Sala’s Labor Camps
Map illustrating the sequence and duration of
Sala Garncarz’s
imprisonment
The pace of deportation increased dramatically in 1942. On August
12, according to eyewitnesses, some 50,000 Jews from the Sosnowitz
region were herded into a sports field where they stood for days
in summer heat without food while the Nazis carried out a gigantic
selection. Those with local employment papers, like Sala’s
sister Laja Dina Krzesiwo and her family, were allowed to return
home; some, including Sala’s sisters Raizel and Blima, were
sent to slave labor camps. Sala’s parents were among the
thousands of other Jews—the elderly, the infirm, and children—who
were sent to their deaths at Auschwitz.
From June to December 1942, Sala
was transferred five times, never farther than
a few hours from Sosnowitz. Her survival skills had been
honed from the
time of her first experience at Geppersdorf —and
she was lucky. People liked her, and some of the Nazi guards
helped her. Even so, each transfer endangered her letters
and required
a new hiding place. During searches, she handed her bundle
of letters to friends, buried them, or hid them in her clothing.

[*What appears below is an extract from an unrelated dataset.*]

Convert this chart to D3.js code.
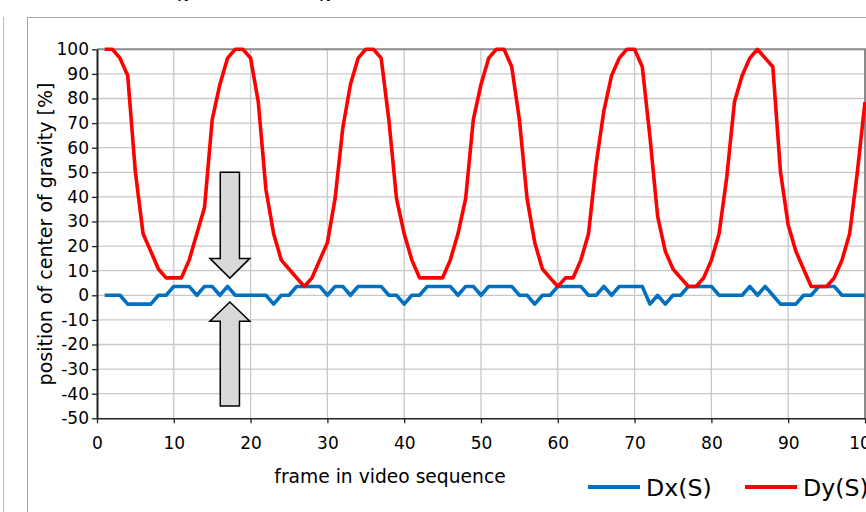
<!DOCTYPE html>
<html>
<head>
<meta charset="utf-8">
<script src="https://cdn.jsdelivr.net/npm/d3@7"></script>
<style>
  body { margin: 0; background: #fff; }
  svg { display: block; font-family: 'DejaVu Sans', sans-serif; }
</style>
</head>
<body>
<div id="chart"></div>
<script>
// frame numbers of the video sequence
const frames = d3.range(1, 101)

// horizontal displacement of the centre of gravity [%]
const dx = [
  0, 0, 0, -3.6, -3.6, -3.6, -3.6, 0, 0, 3.6,
  3.6, 3.6, 0, 3.6, 3.6, 0, 3.6, 0, 0, 0,
  0, 0, -3.6, 0, 0, 3.6, 3.6, 3.6, 3.6, 0,
  3.6, 3.6, 0, 3.6, 3.6, 3.6, 3.6, 0, 0, -3.6,
  0, 0, 3.6, 3.6, 3.6, 3.6, 0, 3.6, 3.6, 0,
  3.6, 3.6, 3.6, 3.6, 0, 0, -3.6, 0, 0, 3.6,
  3.6, 3.6, 3.6, 0, 0, 3.6, 0, 3.6, 3.6, 3.6,
  3.6, -3.6, 0, -3.6, 0, 0, 3.6, 3.6, 3.6, 3.6,
  0, 0, 0, 0, 3.6, 0, 3.6, 0, -3.6, -3.6,
  -3.6, 0, 0, 3.6, 3.6, 3.6, 0, 0, 0, 0
]

// vertical displacement of the centre of gravity [%]
const dy = [
  100, 100, 96.4, 89.3, 50, 25, 17.9, 10.7, 7.1, 7.1,
  7.1, 14.3, 25, 35.7, 71.4, 85.7, 96.4, 100, 100, 96.4,
  78.6, 42.9, 25, 14.3, 10.7, 7.1, 3.6, 7.1, 14.3, 21.4,
  39.3, 67.9, 85.7, 96.4, 100, 100, 96.4, 71.4, 39.3, 25,
  14.3, 7.1, 7.1, 7.1, 7.1, 14.3, 25, 39.3, 71.4, 85.7,
  96.4, 100, 100, 92.9, 71.4, 39.3, 21.4, 10.7, 7.1, 3.6,
  7.1, 7.1, 14.3, 25, 53.6, 75, 89.3, 96.4, 100, 100,
  92.9, 64.3, 32.1, 17.9, 10.7, 7.1, 3.6, 3.6, 7.1, 14.3,
  25, 48, 78.6, 89.3, 96.4, 100, 96.4, 92.9, 50, 28.6,
  17.9, 10.7, 3.6, 3.6, 3.6, 7.1, 14.3, 25, 50, 78.6
]

const xTicks = [0, 10, 20, 30, 40, 50, 60, 70, 80, 90, 100]
const yTicks = [-50, -40, -30, -20, -10, 0, 10, 20, 30, 40, 50, 60, 70, 80, 90, 100]

const seriesNames = ['Dx(S)', 'Dy(S)']
const seriesColors = ['#0070c0', '#ff0000']

const width = 866, height = 512
const plot = { left: 97, top: 49.3, right: 865, bottom: 418.3 }

const svg = d3.select('#chart').append('svg')
    .attr('width', width)
    .attr('height', height)

// outer frame of the chart object (and the edge of the neighbouring one)
svg.append('rect')
    .attr('x', 27.5).attr('y', 17.5)
    .attr('width', 900).attr('height', 600)
    .attr('fill', 'none').attr('stroke', '#a6a6a6')
svg.append('line')
    .attr('x1', 3.5).attr('x2', 3.5).attr('y1', 17).attr('y2', height)
    .attr('stroke', '#bdbdbd')

// title remnants cut off at the top of the picture
svg.selectAll('text.cut')
  .data([183, 325])
  .enter().append('text')
    .attr('class', 'cut')
    .attr('x', d => d).attr('y', -3)
    .attr('text-anchor', 'middle')
    .attr('font-size', 18)
    .text('χ')

const x = d3.scaleLinear().domain([0, 100]).range([plot.left, plot.right])
const y = d3.scaleLinear().domain([-50, 100]).range([plot.bottom, plot.top])

// grid
const grid = svg.append('g').attr('stroke', '#c8c8c8').attr('stroke-width', 1.3)
grid.selectAll('line.h')
  .data(yTicks.filter(t => t > -50 && t < 100))
  .enter().append('line')
    .attr('x1', plot.left).attr('x2', plot.right)
    .attr('y1', d => y(d)).attr('y2', d => y(d))
grid.selectAll('line.v')
  .data(xTicks.filter(t => t > 0 && t < 100))
  .enter().append('line')
    .attr('y1', plot.top).attr('y2', plot.bottom)
    .attr('x1', d => x(d)).attr('x2', d => x(d))

// top / right plot border
svg.append('path')
    .attr('d', `M${plot.left},${plot.top}H${plot.right}V${plot.bottom}`)
    .attr('fill', 'none').attr('stroke', '#8a8a8a').attr('stroke-width', 2)

// arrows (annotation, in data units)
const arrows = [
  { cx: 17.3, from: 50, head: 15, tip: 7 },
  { cx: 17.3, from: -45, head: -10.5, tip: -2.7 }
]
svg.selectAll('path.arrow')
  .data(arrows)
  .enter().append('path')
    .attr('class', 'arrow')
    .attr('d', a => {
      const s = 1.25, h = 2.6
      return d3.line()([
        [x(a.cx - s), y(a.from)], [x(a.cx - s), y(a.head)], [x(a.cx - h), y(a.head)],
        [x(a.cx), y(a.tip)], [x(a.cx + h), y(a.head)], [x(a.cx + s), y(a.head)],
        [x(a.cx + s), y(a.from)]
      ]) + 'Z'
    })
    .attr('fill', '#d9d9d9').attr('stroke', '#000').attr('stroke-width', 1.5)

// series
const line = d3.line().x((d, i) => x(frames[i])).y(d => y(d))
svg.selectAll('path.series')
  .data([dx, dy])
  .enter().append('path')
    .attr('class', 'series')
    .attr('d', line)
    .attr('fill', 'none')
    .attr('stroke', (d, i) => seriesColors[i])
    .attr('stroke-width', 3.6)
    .attr('stroke-linejoin', 'round')

// axes (plain hyphen for negatives, like the original)
const fmt = d => String(d)
const yAxis = svg.append('g')
    .attr('transform', `translate(${plot.left},0)`)
    .call(d3.axisLeft(y).tickValues(yTicks).tickFormat(fmt).tickSize(5).tickPadding(3).tickSizeOuter(0))
const xAxis = svg.append('g')
    .attr('transform', `translate(0,${plot.bottom})`)
    .call(d3.axisBottom(x).tickValues(xTicks).tickFormat(fmt).tickSize(5).tickPadding(14).tickSizeOuter(0))

yAxis.select('.domain').attr('stroke', '#222').attr('stroke-width', 2)
xAxis.select('.domain').attr('stroke', '#222').attr('stroke-width', 1.6)
svg.selectAll('.tick line').attr('stroke', '#222').attr('stroke-width', 1.3)
svg.selectAll('.tick text')
    .attr('font-family', 'DejaVu Sans')
    .attr('font-size', 17)
    .attr('fill', '#000')

// axis titles
svg.append('text')
    .attr('x', 390).attr('y', 483)
    .attr('text-anchor', 'middle')
    .attr('font-size', 18.7)
    .text('frame in video sequence')

svg.append('text')
    .attr('transform', 'translate(52,234) rotate(-90)')
    .attr('text-anchor', 'middle')
    .attr('font-size', 19)
    .text('position of center of gravity [%]')

// legend
const legendX = [588, 745]
const legend = svg.selectAll('g.legend')
  .data(seriesNames)
  .enter().append('g')
    .attr('class', 'legend')
    .attr('transform', (d, i) => `translate(${legendX[i]},487)`)
legend.append('line')
    .attr('x1', 0).attr('x2', 52)
    .attr('stroke', (d, i) => seriesColors[i])
    .attr('stroke-width', 4)
legend.append('text')
    .attr('x', 58).attr('y', 8.5)
    .attr('font-size', 23.7)
    .text(d => d)
</script>
</body>
</html>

Raizel was able to continue writing from a slave labor camp at
Neusalz, where she and Blima worked in a cotton-processing plant.
And Ala wrote from Bendsburg and Sosnowitz, upbeat and positive,
ever the mentor, until just before the ghettos were liquidated
on August 1, 1943, and the remainder of the Jews were deported.
The head of the Judenrat,
Moshe Merin, had already been sent to Auschwitz, on June 19.
Organization Schmelt was
shut down, and its camps were merged into the concentration camps
of Auschwitz
and Gross
Rosen. Albrecht Schmelt retired to his country estate.